Saturday, July 13, 2019

Litigation financing is no longer so repugnant

Litigation financing has a long history, during much of which it was regarded as repugnant (including a medieval word, "champerty").  But now comes news that the great law and economics scholar, and long-serving but recently retired appellate judge Dick Posner has joined a litigation fin-tech firm. (Does that make him a champion of champerty?  In fact his retirement had to do with his dissatisfaction with the way the courts treat people who can't afford lawyers...)

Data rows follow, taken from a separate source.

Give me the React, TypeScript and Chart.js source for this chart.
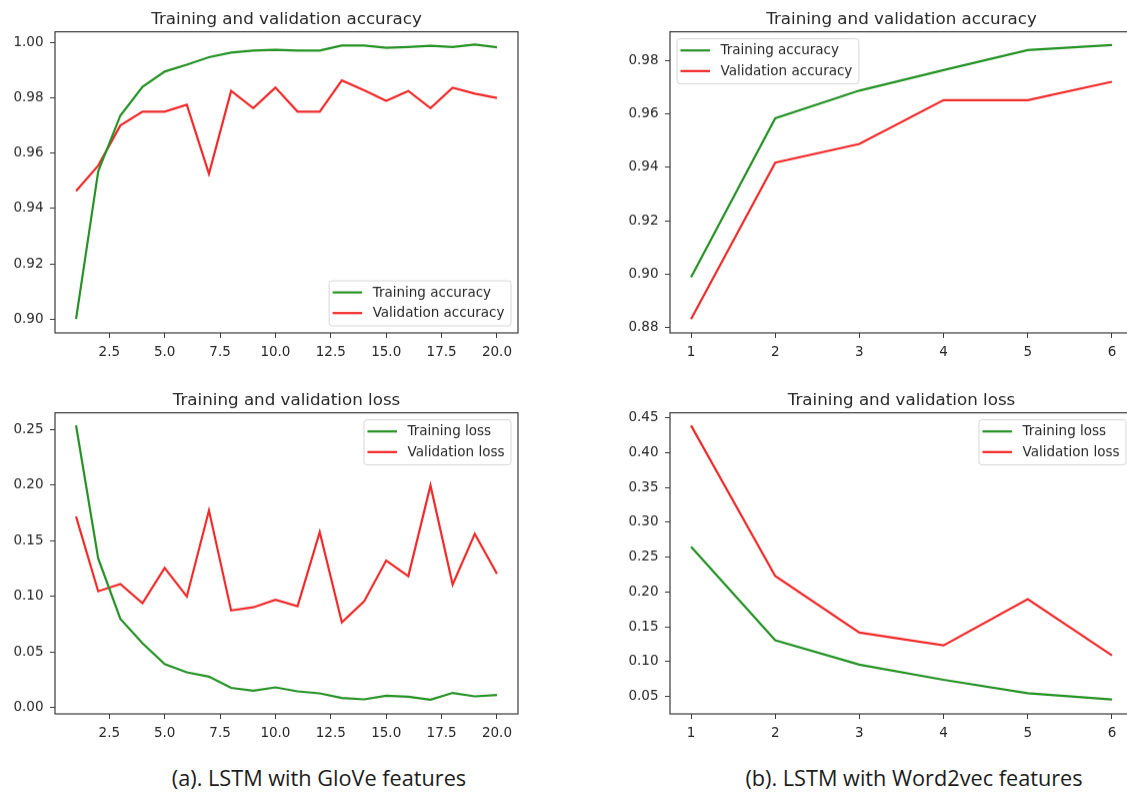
import React, { useEffect, useRef } from "react";
import { Chart, registerables } from "chart.js";

Chart.register(...registerables);

// ---------- data ----------
const gloveEpochs = [1, 2, 3, 4, 5, 6, 7, 8, 9, 10, 11, 12, 13, 14, 15, 16, 17, 18, 19, 20];
const gloveTrainAcc = [0.9, 0.9534, 0.9736, 0.984, 0.9895, 0.992, 0.9947, 0.9964, 0.9971, 0.9974, 0.9971, 0.9971, 0.9989, 0.9989, 0.9981, 0.9984, 0.9988, 0.9984, 0.9993, 0.9983];
const gloveValAcc = [0.9463, 0.9555, 0.97, 0.975, 0.975, 0.9775, 0.9525, 0.9825, 0.9763, 0.9837, 0.975, 0.975, 0.9863, 0.9827, 0.9789, 0.9825, 0.9763, 0.9837, 0.9815, 0.98];
const gloveTrainLoss = [0.2536, 0.134, 0.0796, 0.0576, 0.039, 0.0315, 0.0276, 0.0175, 0.015, 0.018, 0.0144, 0.0126, 0.0085, 0.0072, 0.0105, 0.0096, 0.0069, 0.013, 0.0099, 0.0112];
const gloveValLoss = [0.1717, 0.1044, 0.111, 0.0936, 0.1255, 0.0997, 0.1771, 0.0871, 0.09, 0.0967, 0.0909, 0.1576, 0.0765, 0.0952, 0.1321, 0.118, 0.1996, 0.1105, 0.1561, 0.1201];

const w2vEpochs = [1, 2, 3, 4, 5, 6];
const w2vTrainAcc = [0.8988, 0.9584, 0.9688, 0.9765, 0.984, 0.9859];
const w2vValAcc = [0.8831, 0.9418, 0.9488, 0.9652, 0.9652, 0.9721];
const w2vTrainLoss = [0.2651, 0.1307, 0.0957, 0.074, 0.0548, 0.0457];
const w2vValLoss = [0.4389, 0.2229, 0.1418, 0.1235, 0.1897, 0.1091];

const gloveXTicks = [2.5, 5, 7.5, 10, 12.5, 15, 17.5, 20];
const w2vXTicks = [1, 2, 3, 4, 5, 6];
const gloveAccTicks = [0.9, 0.92, 0.94, 0.96, 0.98, 1.0];
const w2vAccTicks = [0.88, 0.9, 0.92, 0.94, 0.96, 0.98];
const gloveLossTicks = [0, 0.05, 0.1, 0.15, 0.2, 0.25];
const w2vLossTicks = [0.05, 0.1, 0.15, 0.2, 0.25, 0.3, 0.35, 0.4, 0.45];

const accTitle = "Training and validation accuracy";
const lossTitle = "Training and validation loss";
const accLabels = ["Training accuracy", "Validation accuracy"];
const lossLabels = ["Training loss", "Validation loss"];
const captionA = "(a). LSTM with GloVe features";
const captionB = "(b). LSTM with Word2vec features";

// ---------- style ----------
const GREEN = "#259225";
const RED = "#f22a2a";
const TEXT = "#282828";
const AXIS = "#3a3a3a";
const FONT = "'DejaVu Sans', sans-serif";
const TICK_SIZE = 13.5;
const TITLE_SIZE = 16.7;

const YW = 55; // y axis width
const XH = 40; // x axis height
const TITLE_PAD_TOP = 6.4;
const TITLE_PAD_BOTTOM = 2.2;
const TITLE_H = TITLE_PAD_TOP + TITLE_PAD_BOTTOM + TITLE_SIZE * 1.2;
const RP = 12;
const AREA_W = 463;
const AREA_H = 301;

type LegendPos = "lr" | "ur" | "ul";

type PanelProps = {
  areaLeft: number;
  areaTop: number;
  title: string;
  labels: string[];
  xs: number[];
  train: number[];
  val: number[];
  xMin: number;
  xMax: number;
  xTicks: number[];
  xDigits: number;
  yMin: number;
  yMax: number;
  yTicks: number[];
  legend: LegendPos;
};

const framePlugin = {
  id: "frameBox",
  afterDatasetsDraw(chart: any) {
    const { ctx, chartArea } = chart;
    ctx.save();
    ctx.strokeStyle = AXIS;
    ctx.lineWidth = 1.2;
    ctx.strokeRect(chartArea.left, chartArea.top, chartArea.right - chartArea.left, chartArea.bottom - chartArea.top);
    ctx.restore();
  },
};

const legendPlugin = {
  id: "mplLegend",
  afterDraw(chart: any, _args: any, opts: any) {
    const { ctx, chartArea } = chart;
    const ds = chart.data.datasets;
    ctx.save();
    ctx.font = `${TICK_SIZE}px ${FONT}`;
    let tw = 0;
    ds.forEach((d: any) => {
      tw = Math.max(tw, ctx.measureText(d.label).width);
    });
    const textOff = 43.5;
    const w = textOff + tw + 6.5;
    const h = 45;
    const m = 7;
    const pos: LegendPos = opts.pos;
    const left = pos === "ul" ? chartArea.left + m : chartArea.right - m - w;
    const top = pos === "lr" ? chartArea.bottom - m - h : chartArea.top + m;
    const r = 3;
    ctx.beginPath();
    ctx.moveTo(left + r, top);
    ctx.lineTo(left + w - r, top);
    ctx.arcTo(left + w, top, left + w, top + r, r);
    ctx.lineTo(left + w, top + h - r);
    ctx.arcTo(left + w, top + h, left + w - r, top + h, r);
    ctx.lineTo(left + r, top + h);
    ctx.arcTo(left, top + h, left, top + h - r, r);
    ctx.lineTo(left, top + r);
    ctx.arcTo(left, top, left + r, top, r);
    ctx.closePath();
    ctx.fillStyle = "rgba(255,255,255,0.85)";
    ctx.fill();
    ctx.strokeStyle = "#d6d6d6";
    ctx.lineWidth = 1;
    ctx.stroke();
    ds.forEach((d: any, i: number) => {
      const y = top + 11.6 + i * 20.6;
      ctx.strokeStyle = d.borderColor;
      ctx.lineWidth = 2.2;
      ctx.beginPath();
      ctx.moveTo(left + 3.5, y);
      ctx.lineTo(left + 33, y);
      ctx.stroke();
      ctx.fillStyle = TEXT;
      ctx.textBaseline = "middle";
      ctx.textAlign = "left";
      ctx.fillText(d.label, left + textOff, y + 0.5);
    });
    ctx.restore();
  },
};

function Panel(p: PanelProps) {
  const ref = useRef<HTMLCanvasElement | null>(null);
  const cw = YW + AREA_W + RP;
  const ch = TITLE_H + AREA_H + XH;
  const cl = p.areaLeft - YW;
  const ct = p.areaTop - TITLE_H;

  useEffect(() => {
    if (!ref.current) return;
    const toPts = (ys: number[]) => p.xs.map((x, i) => ({ x, y: ys[i] }));
    const tickFont = { family: FONT, size: TICK_SIZE };
    const chart = new Chart(ref.current, {
      type: "line",
      data: {
        datasets: [
          { label: p.labels[0], data: toPts(p.train), borderColor: GREEN, backgroundColor: GREEN, borderWidth: 2.2, pointRadius: 0, tension: 0, fill: false },
          { label: p.labels[1], data: toPts(p.val), borderColor: RED, backgroundColor: RED, borderWidth: 2.2, pointRadius: 0, tension: 0, fill: false },
        ],
      },
      options: {
        animation: false,
        responsive: false,
        events: [],
        layout: { padding: { left: 0, top: 0, right: RP, bottom: 0 } },
        plugins: {
          legend: { display: false },
          tooltip: { enabled: false },
          title: {
            display: true,
            fullSize: false,
            text: p.title,
            color: TEXT,
            font: { family: FONT, size: TITLE_SIZE, weight: "normal" },
            padding: { top: TITLE_PAD_TOP, bottom: TITLE_PAD_BOTTOM },
          },
          mplLegend: { pos: p.legend },
        } as any,
        scales: {
          x: {
            type: "linear",
            min: p.xMin,
            max: p.xMax,
            afterBuildTicks: (s: any) => {
              s.ticks = p.xTicks.map((v) => ({ value: v }));
            },
            afterFit: (s: any) => {
              s.height = XH;
            },
            ticks: {
              autoSkip: false,
              maxRotation: 0,
              padding: 6,
              color: TEXT,
              font: tickFont,
              callback: (v: any) => Number(v).toFixed(p.xDigits),
            },
            grid: { display: true, drawOnChartArea: false, drawTicks: true, tickLength: 5, color: AXIS, lineWidth: 1 },
            border: { display: false },
          },
          y: {
            type: "linear",
            min: p.yMin,
            max: p.yMax,
            afterBuildTicks: (s: any) => {
              s.ticks = p.yTicks.map((v) => ({ value: v }));
            },
            afterFit: (s: any) => {
              s.width = YW;
            },
            ticks: {
              autoSkip: false,
              padding: 6.5,
              color: TEXT,
              font: tickFont,
              callback: (v: any) => Number(v).toFixed(2),
            },
            grid: { display: true, drawOnChartArea: false, drawTicks: true, tickLength: 5, color: AXIS, lineWidth: 1 },
            border: { display: false },
          },
        },
      } as any,
      plugins: [framePlugin, legendPlugin],
    });
    return () => chart.destroy();
  }, []);

  return (
    <canvas
      ref={ref}
      width={cw}
      height={ch}
      style={{ position: "absolute", left: cl, top: ct, width: cw, height: ch }}
    />
  );
}

export default function App() {
  const capStyle: React.CSSProperties = {
    position: "absolute",
    width: 500,
    textAlign: "center",
    top: 763,
    fontFamily: "'Open Sans', sans-serif",
    fontSize: 21.7,
    lineHeight: "30px",
    color: "#1c1c1c",
    whiteSpace: "nowrap",
  };
  return (
    <div style={{ position: "fixed", left: 0, top: 0, width: 1127, height: 792, overflow: "hidden", background: "#ffffff" }}>
      <Panel
        areaLeft={55}
        areaTop={32}
        title={accTitle}
        labels={accLabels}
        xs={gloveEpochs}
        train={gloveTrainAcc}
        val={gloveValAcc}
        xMin={0.05}
        xMax={20.95}
        xTicks={gloveXTicks}
        xDigits={1}
        yMin={0.895}
        yMax={1.0039}
        yTicks={gloveAccTicks}
        legend="lr"
      />
      <Panel
        areaLeft={670}
        areaTop={32}
        title={accTitle}
        labels={accLabels}
        xs={w2vEpochs}
        train={w2vTrainAcc}
        val={w2vValAcc}
        xMin={0.75}
        xMax={6.25}
        xTicks={w2vXTicks}
        xDigits={0}
        yMin={0.8779}
        yMax={0.99087}
        yTicks={w2vAccTicks}
        legend="ul"
      />
      <Panel
        areaLeft={55}
        areaTop={413}
        title={lossTitle}
        labels={lossLabels}
        xs={gloveEpochs}
        train={gloveTrainLoss}
        val={gloveValLoss}
        xMin={0.05}
        xMax={20.95}
        xTicks={gloveXTicks}
        xDigits={1}
        yMin={-0.0059}
        yMax={0.265}
        yTicks={gloveLossTicks}
        legend="ur"
      />
      <Panel
        areaLeft={670}
        areaTop={413}
        title={lossTitle}
        labels={lossLabels}
        xs={w2vEpochs}
        train={w2vTrainLoss}
        val={w2vValLoss}
        xMin={0.75}
        xMax={6.25}
        xTicks={w2vXTicks}
        xDigits={0}
        yMin={0.0251}
        yMax={0.4572}
        yTicks={w2vLossTicks}
        legend="ur"
      />
      <div style={{ ...capStyle, left: 319 - 250 }}>{captionA}</div>
      <div style={{ ...capStyle, left: 914 - 250 }}>{captionB}</div>
    </div>
  );
}
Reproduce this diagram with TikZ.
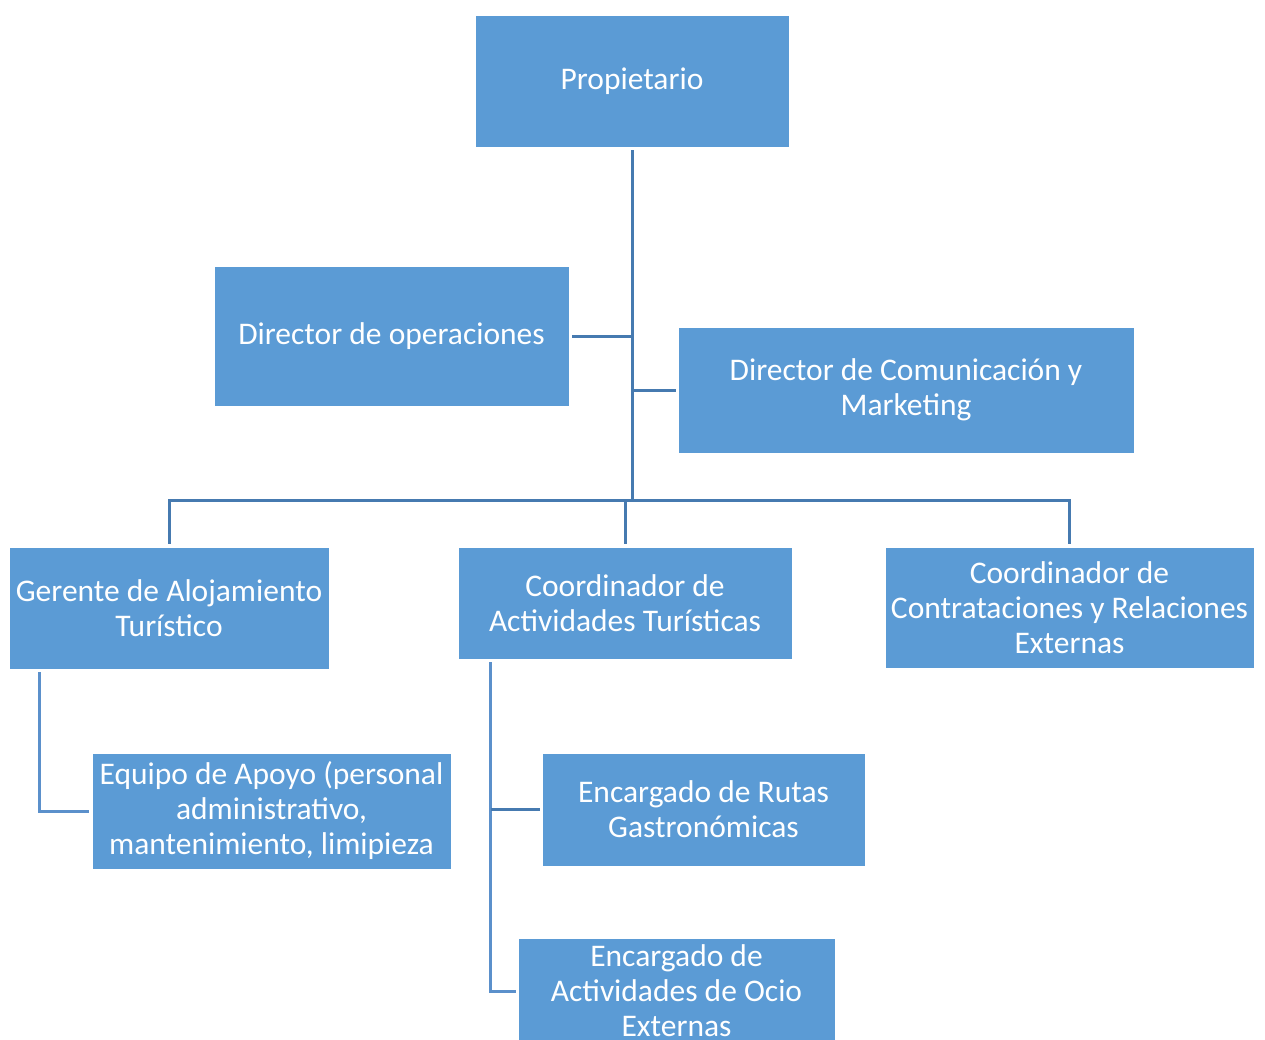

The American Lawyer has the story:

Posner Casts Lot With Litigation Funding Underdog Legalist
The retired Seventh Circuit jurist has joined Legalist, a San Francisco operation founded by two Harvard dropouts, as an adviser.
By Dan Packer

"Since Richard Posner’s surprise retirement from the U.S. Court of Appeals for the Seventh Circuit in 2017, he’s focused much of his energy on making the justice system more accessible and responsive to pro se litigants.

"That impulse has informed the 80-year-old polymath’s latest move: Posner is entering the world of litigation finance. But he’s not taking a position with one of the giants of the nascent industry. Instead, he’s signed on to serve as an adviser to Legalist, a San Francisco start-up founded by two Harvard undergrads in 2016. 

“The principal motive for my retirement was the failure of the court to treat litigants without financial resources fairly,” Posner said in a statement issued by Legalist. “Litigation finance patches an important hole for businesses with valid claims who lack the funds to hire an attorney.”